_DESCRIPTION OF THE TASK_
Leave out the pictures, and retype only the lines from the beginning of the material through the line that contains "0.342, 0.415, 0.496];", including both.

──────

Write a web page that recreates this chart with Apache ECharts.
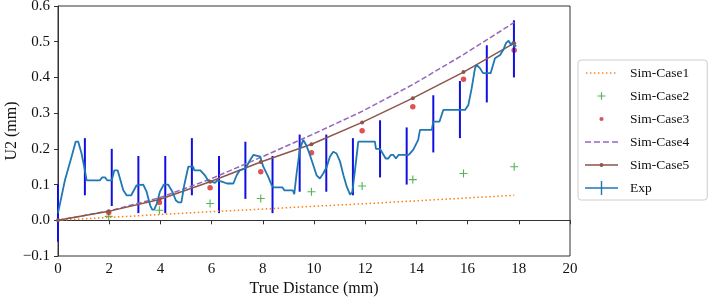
<!DOCTYPE html>
<html>
<head>
<meta charset="utf-8">
<script src="https://cdn.jsdelivr.net/npm/echarts/dist/echarts.min.js"></script>
<style>
  html, body { margin: 0; padding: 0; background: #fff; }
  #chart { width: 708px; height: 299px; }
</style>
</head>
<body>
<div id="chart"></div>
<script>
// simulation sample positions (mm)
const simX = [0, 1.98, 3.96, 5.94, 7.92, 9.9, 11.88, 13.86, 15.84, 17.82];
const simCase1 = [0, 0.008, 0.016, 0.024, 0.031, 0.039, 0.046, 0.054, 0.062, 0.07];
const simCase2 = [null, 0.011, 0.028, 0.047, 0.061, 0.08, 0.096, 0.114, 0.131, 0.15];
const simCase3 = [null, 0.022, 0.05, 0.091, 0.136, 0.189, 0.251, 0.318, 0.395, 0.476];
const simCase4 = [0, 0.026, 0.063, 0.115, 0.176, 0.239, 0.305, 0.38, 0.464, 0.554];
const simCase5 = [0, 0.025, 0.058, 0.108, 0.163, 0.213, 0.274, 0.342, 0.415, 0.496];

// measured curve
const expX = [0, 0.27, 0.53, 0.69, 0.79, 0.92, 1.05, 1.12, 1.64, 1.72, 1.84, 1.92, 2.1, 2.2, 2.33,
  2.55, 2.68, 2.86, 3.07, 3.14, 3.33, 3.46, 3.6, 3.68, 3.76, 3.86, 3.98, 4.13, 4.3, 4.47, 4.6,
  4.7, 4.82, 4.93, 5.09, 5.28, 5.32, 5.56, 5.74, 5.87, 6.0, 6.13, 6.23, 6.4, 6.6, 6.85, 6.98,
  7.1, 7.32, 7.5, 7.63, 7.9, 8.02, 8.21, 8.35, 8.42, 8.77, 8.84, 9.17, 9.23, 9.32, 9.45, 9.58,
  9.7, 9.84, 9.97, 10.1, 10.23, 10.36, 10.5, 10.62, 10.75, 10.88, 11.02, 11.15, 11.28, 11.41,
  11.5, 11.6, 11.73, 12.38, 12.42, 12.58, 12.8, 12.9, 13.0, 13.1, 13.2, 13.3, 13.7, 13.88,
  14.07, 14.14, 14.6, 14.66, 14.9, 15.05, 15.9, 16.03, 16.16, 16.29, 16.35, 16.48, 16.6, 16.9,
  17.07, 17.27, 17.4, 17.5, 17.6, 17.7, 17.77, 17.83, 17.9];
const expY = [0.02, 0.112, 0.178, 0.22, 0.22, 0.187, 0.14, 0.112, 0.112, 0.12, 0.12, 0.112, 0.112, 0.14, 0.14,
  0.084, 0.07, 0.07, 0.098, 0.1, 0.1, 0.08, 0.042, 0.03, 0.03, 0.047, 0.08, 0.1, 0.1, 0.08, 0.056,
  0.05, 0.05, 0.098, 0.15, 0.15, 0.14, 0.14, 0.126, 0.11, 0.108, 0.105, 0.112, 0.108, 0.103, 0.103, 0.126,
  0.14, 0.145, 0.168, 0.183, 0.178, 0.15, 0.122, 0.098, 0.092, 0.092, 0.084, 0.084, 0.073, 0.131, 0.2, 0.225,
  0.21, 0.183, 0.155, 0.126, 0.117, 0.131, 0.15, 0.178, 0.192, 0.187, 0.164, 0.126, 0.094, 0.072,
  0.08, 0.14, 0.22, 0.22, 0.2, 0.2, 0.173, 0.173, 0.183, 0.183, 0.173, 0.183, 0.183, 0.198,
  0.225, 0.253, 0.253, 0.276, 0.276, 0.309, 0.309, 0.323, 0.37, 0.426, 0.435, 0.426, 0.412, 0.412,
  0.454, 0.463, 0.478, 0.496, 0.503, 0.49, 0.5, 0.486, 0.49];

// error bars on the measured curve
const barX = [0, 1.05, 2.1, 3.14, 4.19, 5.23, 6.29, 7.32, 8.38, 9.44, 10.48, 11.52, 12.58, 13.62, 14.66, 15.7, 16.75, 17.81];
const barY = [0.02, 0.15, 0.12, 0.1, 0.1, 0.15, 0.1, 0.14, 0.1, 0.16, 0.16, 0.15, 0.2, 0.18, 0.27, 0.31, 0.41, 0.48];
const barErr = 0.08;

const pairs = (xs, ys) => xs.map((x, i) => [x, ys[i]]);
const serif = 'Liberation Serif';
const plus = 'path://M4.3,0H5.7V4.3H10V5.7H5.7V10H4.3V5.7H0V4.3H4.3Z';

// legend icons, all in a 33x14 box (the M0,0M33,14 pins the box)
const box = 'path://M0,0M33,14';
let dots = '';
for (let x = 1; x < 33; x += 4) dots += `M${x},6.3h1.4v1.4h-1.4Z`;
const iconDotted = box + dots;
const iconPlus = box + 'M15.9,3.3H17.1V6.4H20.5V7.6H17.1V10.7H15.9V7.6H12.5V6.4H15.9Z';
const iconDot = box + 'M16.5,4.9A2.1,2.1,0,1,1,16.5,9.1A2.1,2.1,0,1,1,16.5,4.9Z';
const iconDashed = box + 'M0,6.3h6v1.4h-6ZM9,6.3h6v1.4h-6ZM18,6.3h6v1.4h-6ZM27,6.3h6v1.4h-6Z';
const iconLineDot = box + 'M0,6.3H33V7.7H0ZM16.5,5A2,2,0,1,1,16.5,9A2,2,0,1,1,16.5,5Z';
const iconExp = box + 'M0,6.2H15.8V0H17.2V6.2H33V7.8H17.2V14H15.8V7.8H0Z';

const chart = echarts.init(document.getElementById('chart'));
chart.setOption({
  animation: false,
  textStyle: { fontFamily: serif, color: '#111' },
  grid: {
    left: 58, right: 138, top: 6, bottom: 43,
    outerBoundsMode: 'none', containLabel: false,
    show: true, borderColor: '#333', borderWidth: 1
  },
  legend: {
    orient: 'vertical',
    left: 578, top: 60,
    padding: [6, 18, 5, 7],
    itemWidth: 33, itemHeight: 14, itemGap: 9,
    backgroundColor: '#fff',
    borderColor: '#ccc', borderWidth: 1, borderRadius: 3,
    textStyle: { fontFamily: serif, fontSize: 13.5, color: '#111', padding: [0, 0, 0, 7] },
    data: [
      { name: 'Sim-Case1', icon: iconDotted },
      { name: 'Sim-Case2', icon: iconPlus },
      { name: 'Sim-Case3', icon: iconDot },
      { name: 'Sim-Case4', icon: iconDashed },
      { name: 'Sim-Case5', icon: iconLineDot },
      { name: 'Exp', icon: iconExp }
    ]
  },
  xAxis: {
    type: 'value', min: 0, max: 20, interval: 2,
    name: 'True Distance (mm)', nameLocation: 'middle', nameGap: 25, nameMoveOverlap: false,
    nameTextStyle: { fontFamily: serif, fontSize: 16, color: '#111' },
    axisLine: { lineStyle: { color: '#333' } },
    axisTick: { length: 4, lineStyle: { color: '#333' } },
    axisLabel: { fontFamily: serif, fontSize: 15, color: '#111', margin: 6 },
    splitLine: { show: false }
  },
  yAxis: {
    type: 'value', min: -0.1, max: 0.6, interval: 0.1,
    name: 'U2 (mm)', nameLocation: 'middle', nameGap: 38, nameMoveOverlap: false,
    nameTextStyle: { fontFamily: serif, fontSize: 16, color: '#111' },
    axisLine: { show: true, lineStyle: { color: '#333' } },
    axisTick: { show: true, length: 4, lineStyle: { color: '#333' } },
    axisLabel: {
      fontFamily: serif, fontSize: 15, color: '#111', margin: 8,
      formatter: v => v.toFixed(1).replace('-', '\u2212')
    },
    splitLine: { show: false }
  },
  series: [
    {
      name: 'Sim-Case1', type: 'line', data: pairs(simX, simCase1),
      symbol: 'none', color: '#ff7f0e',
      lineStyle: { width: 1.5, type: [1.5, 2.5] }
    },
    {
      name: 'Sim-Case2', type: 'scatter', data: pairs(simX, simCase2),
      symbol: plus, symbolSize: 8, color: '#2ca02c'
    },
    {
      name: 'Sim-Case3', type: 'scatter', data: pairs(simX, simCase3),
      symbol: 'circle', symbolSize: 5.5, color: '#d62728'
    },
    {
      name: 'Sim-Case4', type: 'line', data: pairs(simX, simCase4),
      symbol: 'none', color: '#9467bd',
      lineStyle: { width: 1.5, type: [5.5, 2.5] }
    },
    {
      name: 'Sim-Case5', type: 'line', data: pairs(simX, simCase5),
      symbol: 'circle', symbolSize: 4, showSymbol: true, color: '#8c564b',
      lineStyle: { width: 1.5 }
    },
    {
      name: 'Exp', type: 'line', data: pairs(expX, expY),
      symbol: 'none', color: '#1f77b4',
      lineStyle: { width: 1.8 }
    },
    {
      name: 'Exp', type: 'custom',
      data: barX.map((x, i) => [x, barY[i] - barErr, barY[i] + barErr]),
      renderItem: (params, api) => {
        const p1 = api.coord([api.value(0), api.value(1)]);
        const p2 = api.coord([api.value(0), api.value(2)]);
        return {
          type: 'line',
          shape: { x1: p1[0], y1: p1[1], x2: p2[0], y2: p2[1] },
          style: { stroke: '#1010e0', lineWidth: 2 }
        };
      },
      encode: { x: 0, y: [1, 2] },
      z: 3
    }
  ]
});
</script>
</body>
</html>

──────

_SOLVED EXERCISE_
Write a web page that recreates this chart with Apache ECharts.
<!DOCTYPE html>
<html>
<head>
<meta charset="utf-8">
<script src="https://cdn.jsdelivr.net/npm/echarts/dist/echarts.min.js"></script>
<style>
  html, body { margin: 0; padding: 0; background: #fff; }
  #chart { width: 708px; height: 299px; }
</style>
</head>
<body>
<div id="chart"></div>
<script>
// simulation sample positions (mm)
const simX = [0, 1.98, 3.96, 5.94, 7.92, 9.9, 11.88, 13.86, 15.84, 17.82];
const simCase1 = [0, 0.008, 0.016, 0.024, 0.031, 0.039, 0.046, 0.054, 0.062, 0.07];
const simCase2 = [null, 0.011, 0.028, 0.047, 0.061, 0.08, 0.096, 0.114, 0.131, 0.15];
const simCase3 = [null, 0.022, 0.05, 0.091, 0.136, 0.189, 0.251, 0.318, 0.395, 0.476];
const simCase4 = [0, 0.026, 0.063, 0.115, 0.176, 0.239, 0.305, 0.38, 0.464, 0.554];
const simCase5 = [0, 0.025, 0.058, 0.108, 0.163, 0.213, 0.274, 0.342, 0.415, 0.496];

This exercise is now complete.